(Rows from a dataset of charts and code)
* begin *
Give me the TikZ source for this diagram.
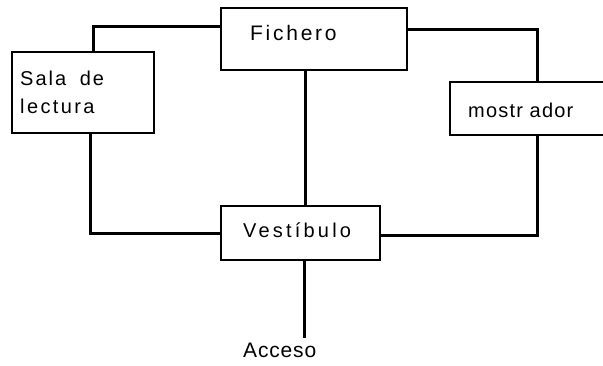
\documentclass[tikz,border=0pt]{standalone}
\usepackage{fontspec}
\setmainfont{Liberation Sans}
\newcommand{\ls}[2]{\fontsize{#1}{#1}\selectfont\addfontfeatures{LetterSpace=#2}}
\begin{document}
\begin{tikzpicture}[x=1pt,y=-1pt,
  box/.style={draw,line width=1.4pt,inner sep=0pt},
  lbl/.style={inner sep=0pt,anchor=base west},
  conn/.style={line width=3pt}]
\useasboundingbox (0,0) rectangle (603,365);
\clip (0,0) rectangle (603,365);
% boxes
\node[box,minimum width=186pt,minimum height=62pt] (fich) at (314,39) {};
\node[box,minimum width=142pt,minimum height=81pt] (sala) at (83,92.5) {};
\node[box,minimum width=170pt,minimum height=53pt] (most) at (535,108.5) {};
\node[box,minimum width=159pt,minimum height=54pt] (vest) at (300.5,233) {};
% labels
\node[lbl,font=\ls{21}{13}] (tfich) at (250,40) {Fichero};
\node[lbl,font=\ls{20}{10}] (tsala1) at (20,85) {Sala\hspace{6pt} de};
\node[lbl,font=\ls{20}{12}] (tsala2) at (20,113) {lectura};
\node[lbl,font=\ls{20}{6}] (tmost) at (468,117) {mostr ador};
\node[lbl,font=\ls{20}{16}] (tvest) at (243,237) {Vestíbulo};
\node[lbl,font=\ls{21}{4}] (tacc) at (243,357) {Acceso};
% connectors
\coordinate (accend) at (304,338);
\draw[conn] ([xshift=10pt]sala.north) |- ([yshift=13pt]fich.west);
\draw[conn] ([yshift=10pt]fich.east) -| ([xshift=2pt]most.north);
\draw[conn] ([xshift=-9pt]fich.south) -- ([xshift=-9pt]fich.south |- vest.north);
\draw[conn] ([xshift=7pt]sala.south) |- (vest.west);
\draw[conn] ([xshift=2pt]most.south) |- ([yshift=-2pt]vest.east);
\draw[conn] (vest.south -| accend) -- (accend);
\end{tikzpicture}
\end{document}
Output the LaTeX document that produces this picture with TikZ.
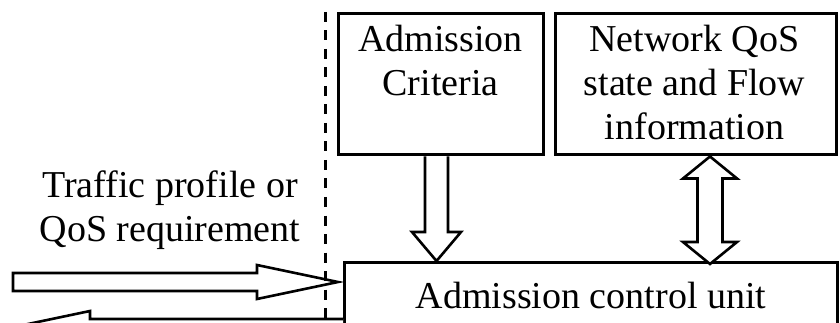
* end *
▶ **INSTRUCTIONS FOR THE TASK**
The records above need to be given again exactly. Omit the pictures.

▶ **EXERCISE RESULT**
Give me the TikZ source for this diagram.
\documentclass[tikz,border=0pt]{standalone}
\usepackage{fontspec}
\setmainfont{Liberation Sans}
\newcommand{\ls}[2]{\fontsize{#1}{#1}\selectfont\addfontfeatures{LetterSpace=#2}}
\begin{document}
\begin{tikzpicture}[x=1pt,y=-1pt,
  box/.style={draw,line width=1.4pt,inner sep=0pt},
  lbl/.style={inner sep=0pt,anchor=base west},
  conn/.style={line width=3pt}]
\useasboundingbox (0,0) rectangle (603,365);
\clip (0,0) rectangle (603,365);
% boxes
\node[box,minimum width=186pt,minimum height=62pt] (fich) at (314,39) {};
\node[box,minimum width=142pt,minimum height=81pt] (sala) at (83,92.5) {};
\node[box,minimum width=170pt,minimum height=53pt] (most) at (535,108.5) {};
\node[box,minimum width=159pt,minimum height=54pt] (vest) at (300.5,233) {};
% labels
\node[lbl,font=\ls{21}{13}] (tfich) at (250,40) {Fichero};
\node[lbl,font=\ls{20}{10}] (tsala1) at (20,85) {Sala\hspace{6pt} de};
\node[lbl,font=\ls{20}{12}] (tsala2) at (20,113) {lectura};
\node[lbl,font=\ls{20}{6}] (tmost) at (468,117) {mostr ador};
\node[lbl,font=\ls{20}{16}] (tvest) at (243,237) {Vestíbulo};
\node[lbl,font=\ls{21}{4}] (tacc) at (243,357) {Acceso};
% connectors
\coordinate (accend) at (304,338);
\draw[conn] ([xshift=10pt]sala.north) |- ([yshift=13pt]fich.west);
\draw[conn] ([yshift=10pt]fich.east) -| ([xshift=2pt]most.north);
\draw[conn] ([xshift=-9pt]fich.south) -- ([xshift=-9pt]fich.south |- vest.north);
\draw[conn] ([xshift=7pt]sala.south) |- (vest.west);
\draw[conn] ([xshift=2pt]most.south) |- ([yshift=-2pt]vest.east);
\draw[conn] (vest.south -| accend) -- (accend);
\end{tikzpicture}
\end{document}
Output the LaTeX document that produces this picture with TikZ.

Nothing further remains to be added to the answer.